Years ago, long before you and I were born, travellers and explorers didn’t have the luxury of GPS. Go even further back, and they didn’t even have the luxury of a rudimentary compass. Instead, they used the stars. In particular, the North Star.
But that’s enough about intrepid explorers and daring deeds. Daring deeds take on a different form in our line of work, namely, pushing ourselves to make more money and harness more eyeballs on our products, services, and marketing.
So how does all this tie into customer experience? Well, it’s simple when you think about it. Any business should have a set of guiding principles that keep them on the straight and narrow and headed where they want to.
Let’s dig a little deeper.
Why you need a North Star in the first place
As with any journey, digital experiences especially, there should be a set of guiding principles that keep your experience pointing in the right direction. Today’s radical explorers are the users – they explore every inch of your product, expecting it to work for them. The principles should be a reference point for the entire business, something that employees and leadership teams alike can refer back to and focus on.
Customer experience defines your business.

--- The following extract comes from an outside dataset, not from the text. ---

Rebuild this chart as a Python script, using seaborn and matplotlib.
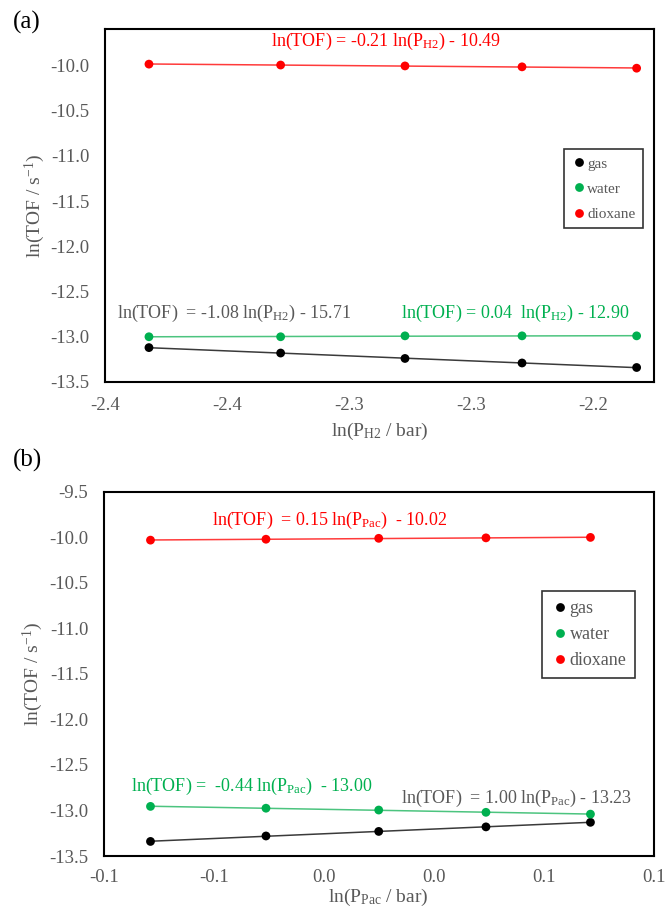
import numpy as np
import pandas as pd
import matplotlib
matplotlib.use("Agg")
import matplotlib.pyplot as plt
import seaborn as sns

# ---------------- data ----------------
MEDIA = ["gas", "water", "dioxane"]

XA = [-2.422, -2.368, -2.317, -2.269, -2.222]          # ln(P_H2 / bar)
GAS_A = [-13.12, -13.18, -13.24, -13.29, -13.34]
WATER_A = [-13.00, -13.00, -12.99, -12.99, -12.99]
DIOX_A = [-9.985, -9.995, -10.005, -10.015, -10.03]

XB = [-0.083, -0.041, 0.000, 0.039, 0.077]             # ln(P_Pac / bar)
GAS_B = [-13.34, -13.28, -13.23, -13.18, -13.13]
WATER_B = [-12.955, -12.975, -12.995, -13.02, -13.04]
DIOX_B = [-10.03, -10.02, -10.01, -10.005, -10.00]

XA_TICKS = [-2.44, -2.39, -2.34, -2.29, -2.24]
XA_TICKLABELS = ["-2.4", "-2.4", "-2.3", "-2.3", "-2.2"]
XB_TICKS = [-0.10, -0.06, -0.02, 0.02, 0.06, 0.10]
XB_TICKLABELS = ["-0.1", "-0.1", "0.0", "0.0", "0.1", "0.1"]
YA_TICKS = [-10.0, -10.5, -11.0, -11.5, -12.0, -12.5, -13.0, -13.5]
YB_TICKS = [-9.5, -10.0, -10.5, -11.0, -11.5, -12.0, -12.5, -13.0, -13.5]

EQ_A = [
    ("ln(TOF) = -0.21 ln(P$_{\\mathrm{H2}}$) - 10.49", "dioxane", -2.325, -9.73),
    ("ln(TOF)  = -1.08 ln(P$_{\\mathrm{H2}}$) - 15.71", "gas", -2.387, -12.74),
    ("ln(TOF) = 0.04  ln(P$_{\\mathrm{H2}}$) - 12.90", "water", -2.272, -12.74),
]
EQ_B = [
    ("ln(TOF)  = 0.15 ln(P$_{\\mathrm{Pac}}$)  - 10.02", "dioxane", -0.018, -9.81),
    ("ln(TOF) =  -0.44 ln(P$_{\\mathrm{Pac}}$)  - 13.00", "water", -0.046, -12.74),
    ("ln(TOF)  = 1.00 ln(P$_{\\mathrm{Pac}}$) - 13.23", "gas", 0.05, -12.87),
]

# ---------------- style ----------------
sns.set_theme(style="white")
plt.rcParams["font.family"] = ["Liberation Serif", "DejaVu Serif"]
plt.rcParams["mathtext.fontset"] = "custom"
plt.rcParams["mathtext.rm"] = "Liberation Serif"
plt.rcParams["mathtext.it"] = "Liberation Serif:italic"
plt.rcParams["axes.unicode_minus"] = False

GRAY = "#595959"
PALETTE = {"gas": "#000000", "water": "#00B050", "dioxane": "#FF0000"}
LINE_COL = {"gas": "#3a3a3a", "water": "#4CC47F", "dioxane": "#FF3B3B"}
EQ_COL = {"gas": GRAY, "water": "#00B050", "dioxane": "#FF0000"}


def make_df(x, gas, water, diox):
    rows = []
    for m, ys in zip(MEDIA, [gas, water, diox]):
        for xi, yi in zip(x, ys):
            rows.append({"x": xi, "y": yi, "medium": m})
    return pd.DataFrame(rows)


dfa = make_df(XA, GAS_A, WATER_A, DIOX_A)
dfb = make_df(XB, GAS_B, WATER_B, DIOX_B)

fig = plt.figure(figsize=(6.65, 9.16), dpi=100)
axa = fig.add_axes([0.158, 0.583, 0.825, 0.385])
axb = fig.add_axes([0.156, 0.0655, 0.827, 0.3975])


def draw(ax, df, xlim, ylim, xticks, xticklabels, yticks, eqs, xlabel, leg_anchor,
         leg_fs, leg_spacing, xpad, xlabelpad):
    for m in MEDIA:
        sub = df[df.medium == m]
        sns.regplot(data=sub, x="x", y="y", ax=ax, scatter=False, ci=None,
                    truncate=True, color=LINE_COL[m], line_kws=dict(lw=1.1))
    sns.scatterplot(data=df, x="x", y="y", hue="medium", hue_order=MEDIA,
                    palette=PALETTE, s=40, edgecolor="none", ax=ax, zorder=5)
    ax.set_xlim(*xlim)
    ax.set_ylim(*ylim)
    ax.set_xticks(xticks)
    ax.set_xticklabels(xticklabels)
    ax.set_yticks(yticks)
    ax.set_yticklabels([f"{v:.1f}" for v in yticks])
    ax.tick_params(axis="both", direction="in", length=5, width=1.2,
                   colors="black", labelcolor=GRAY, labelsize=13.5)
    ax.tick_params(axis="x", pad=xpad)
    ax.tick_params(axis="y", pad=11)
    for s in ax.spines.values():
        s.set_color("black")
        s.set_linewidth(1.5)
    ax.set_xlabel(xlabel, fontsize=14, color=GRAY, labelpad=xlabelpad)
    ax.set_ylabel("ln(TOF / s$^{\\mathrm{-1}}$)", fontsize=14, color=GRAY, labelpad=3)
    for txt, m, tx, ty in eqs:
        ax.text(tx, ty, txt, ha="center", va="center", color=EQ_COL[m], fontsize=13)
    h, l = ax.get_legend_handles_labels()
    leg = ax.legend(h, l, loc="upper left", bbox_to_anchor=leg_anchor, frameon=True,
                    fancybox=False, edgecolor="black", fontsize=leg_fs,
                    labelcolor=GRAY, handletextpad=0.05, handlelength=1.0,
                    borderpad=0.5, labelspacing=leg_spacing, borderaxespad=0)
    leg.get_frame().set_linewidth(1.2)


draw(axa, dfa, (-2.44, -2.215), (-13.5, -9.6), XA_TICKS, XA_TICKLABELS, YA_TICKS,
     EQ_A, "ln(P$_{\\mathrm{H2}}$ / bar)", (0.836, 0.66), 11, 0.75, 11, 5)
draw(axb, dfb, (-0.10, 0.10), (-13.5, -9.5), XB_TICKS, XB_TICKLABELS, YB_TICKS,
     EQ_B, "ln(P$_{\\mathrm{Pac}}$ / bar)", (0.796, 0.727), 13, 0.5, 9, 1)

fig.text(0.019, 0.976, "(a)", fontsize=18, color="black", va="center", ha="left")
fig.text(0.019, 0.497, "(b)", fontsize=18, color="black", va="center", ha="left")

fig.savefig("out.png", dpi=100)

It’s the one thing that people know you for and will tell others about. It’s your reputation, lifeblood, past, present and future. Get it wrong, and it’s hard to shake. Get it right, and it can stick a booster rocket under your performance. Your product becomes sticky and shareable but, most importantly, becomes loveable and buyable.
Businesses that really care about their customers (and reputation) have a clear view of what they want to deliver and what they want their CX to be. And, like any journey, without a clear picture of the destination, you’ll never arrive. See your North Star as a map, guiding you toward the performance you always wanted.

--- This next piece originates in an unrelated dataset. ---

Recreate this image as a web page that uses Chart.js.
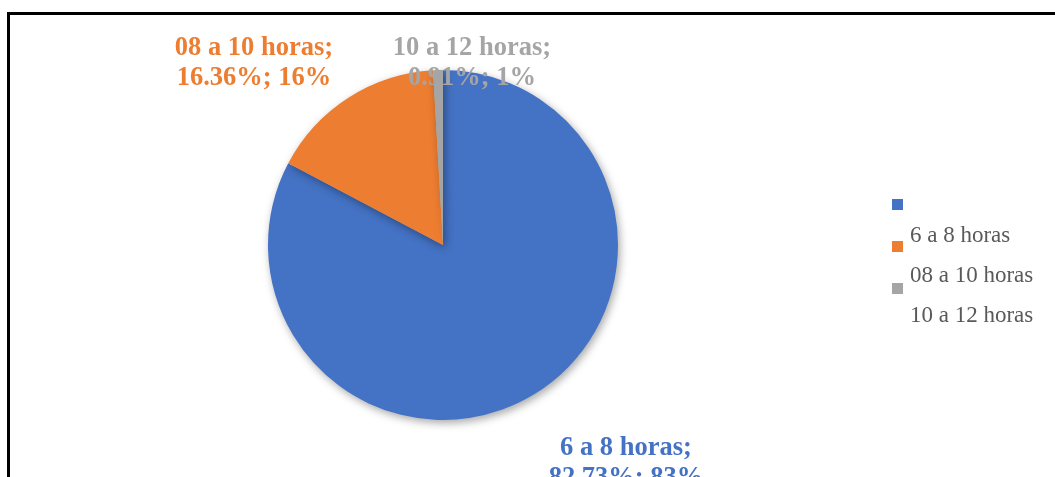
<!DOCTYPE html>
<html>
<head>
<meta charset="utf-8">
<script src="https://cdn.jsdelivr.net/npm/chart.js@4/dist/chart.umd.min.js"></script>
<style>
  html, body { margin: 0; padding: 0; background: #fff; overflow: hidden; }
  #wrap { position: relative; width: 1055px; height: 477px; }
  #marco { position: absolute; left: 7px; top: 12px; width: 1100px; height: 600px;
           border: 3px solid #000; box-sizing: border-box; }
  canvas { position: absolute; left: 0; top: 0; }
</style>
</head>
<body>
<div id="wrap">
  <div id="marco"></div>
  <canvas id="myChart" width="1055" height="477"></canvas>
</div>
<script>
// dati
var etichette = ['6 a 8 horas', '08 a 10 horas', '10 a 12 horas'];
var percentuali = [82.73, 16.36, 0.91];
var arrotondati = ['83%', '16%', '1%'];
var colori = ['#4472C4', '#ED7D31', '#A5A5A5'];

// posizione del centro di ogni etichetta dati (x, baseline prima riga)
var pos_etichette = [[626, 455], [254, 55], [472, 55]];

var serif = '"Liberation Serif", "Times New Roman", serif';

// etichette dati sopra la torta
var etichetteDati = {
    id: 'etichetteDati',
    afterDatasetsDraw: function(chart) {
        var ctx = chart.ctx;
        var dati = chart.data.datasets[0].data;
        ctx.save();
        ctx.font = 'bold 26.5px ' + serif;
        ctx.textAlign = 'center';
        ctx.textBaseline = 'alphabetic';
        for (var i = 0; i < dati.length; i++) {
            var p = pos_etichette[i];
            ctx.fillStyle = colori[i];
            ctx.fillText(chart.data.labels[i] + ';', p[0], p[1]);
            ctx.fillText(dati[i].toFixed(2) + '%; ' + arrotondati[i], p[0], p[1] + 30);
        }
        ctx.restore();
    }
};

// ombra leggera sotto la torta
var ombra = {
    id: 'ombra',
    beforeDatasetDraw: function(chart) {
        var ctx = chart.ctx;
        ctx.save();
        ctx.shadowColor = 'rgba(0,0,0,0.35)';
        ctx.shadowBlur = 8;
        ctx.shadowOffsetX = 2;
        ctx.shadowOffsetY = 3;
    },
    afterDatasetDraw: function(chart) {
        chart.ctx.restore();
    }
};

// legenda disallineata come nel file originale
var legenda = {
    id: 'legenda',
    afterDraw: function(chart) {
        var ctx = chart.ctx;
        var colori_ds = chart.data.datasets[0].backgroundColor;
        ctx.save();
        ctx.font = '23px ' + serif;
        ctx.textBaseline = 'alphabetic';
        ctx.textAlign = 'left';
        for (var i = 0; i < chart.data.labels.length; i++) {
            ctx.fillStyle = colori_ds[i];
            ctx.fillRect(892, 199 + i * 42, 11, 11);
            ctx.fillStyle = '#595959';
            ctx.fillText(chart.data.labels[i], 910, 242 + i * 40);
        }
        ctx.restore();
    }
};

var ctx = document.getElementById('myChart');
var myChart = new Chart(ctx, {
    type: 'pie',
    data: {
        labels: etichette,
        datasets: [{
            data: percentuali,
            backgroundColor: colori,
            borderWidth: 0
        }]
    },
    options: {
        responsive: false,
        animation: false,
        layout: { padding: { left: 268, right: 437, top: 70, bottom: 57 } },
        plugins: {
            legend: { display: false },
            tooltip: { enabled: false }
        }
    },
    plugins: [ombra, etichetteDati, legenda]
});
</script>
</body>
</html>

So how do you find your CX North Star? How do you stick to it? And how do you get buy-in from the rest of the company?
Finding your CX North Star
Finding your North Star should be one of the first, fundamental, and foundational steps you take when launching your product or service. You need to start by asking the question: “what do I mean to my customers, and what do they mean to me?”. It’s also about working out what you want to set you apart from the competition.
Set your vision early on, and be ambitious while you’re at it. Set a core focus and areas that you can stretch towards, all while listening to your customers. It’s also about being forward-thinking and jumping beyond the next trend – be there before your competitors.
Make it clear what your product or service is going to deliver – and what it’ll feel like. Bring it all the way back to the business strategy, so the two go hand in hand.
Your North Star will provide focus, clarity, and perspective during times when all three waver. As CX is every touchpoint you have with your audience, it’s never been (and never stopped being) as important as it is today. We’re fighting to keep customers in every industry, and a bad customer experience is one of the biggest turn-offs you can find.
Start by setting out principles that define your CX for you and for your audience. What makes up your ideal experience, and what are the potential pitfalls? It should be ingrained in everything you do, from policies to products. Start at the end – where your strategy pictures yourself in however many years – and work backwards to today. What does that tell you about what you need to do to get there?
Sticking to your North Star
Sticking to your North Star means obtaining absolute, total, 100% buy-in from your organisation. No ifs, no buts, and no excuses. How, though? Well, it means genuinely supporting your team in all that they do. Offer them training, guidance, advice, and support to enable them to pull off the CX that you’re dreaming of.
Everyone should be fully invested in the customer journey – that means being a customer-centric company, not an ego-centric company.
We only say that because, well, it’s often the case that companies are driven by profit. Which is fair enough, we get that, but your customers are the ones using your product or service and putting the cash in the bank.
It’s also about culture. Build your culture around everyone having eyeballs on the strategy you’ve painstakingly created and bring together a collective accountability to ensure that there’s always someone keeping an eye on how far you’ve come – and what’s stopping you going even further.
So, start with your team. Start by investing in them and believing that they can deliver what you need them to – and set them up for success.
What does it all mean?
So, what does it all mean?
It means focusing on your customer from the very beginning. Run UX workshops to ensure that the user experience of your product is as brilliant as it can be, obtain feedback from your audience, evaluate and iterate.
You need to live and breathe it, too. That means asking the right questions at regular intervals – such as is this still right? Is this still easy to use and understand? Are there any blockers on the journey? Customer journey mapping is critical to the success of your CX North Star, so that’s always a good place to start.
And bring it back to relevancy. Is your customer journey relevant to the overall experience and end goal? If your customer needs to do X to achieve Y, what’s the path to get there?
All in all, setting your CX North Star involves a whole lot of looking in the mirror. It’s not always comfortable, but you have to be able to empathetic and self-critical to understand how your audience is going to perceive you and your service. But your biggest tool? Your customers themselves. Don’t be afraid of asking them for feedback, and you’ll be fine.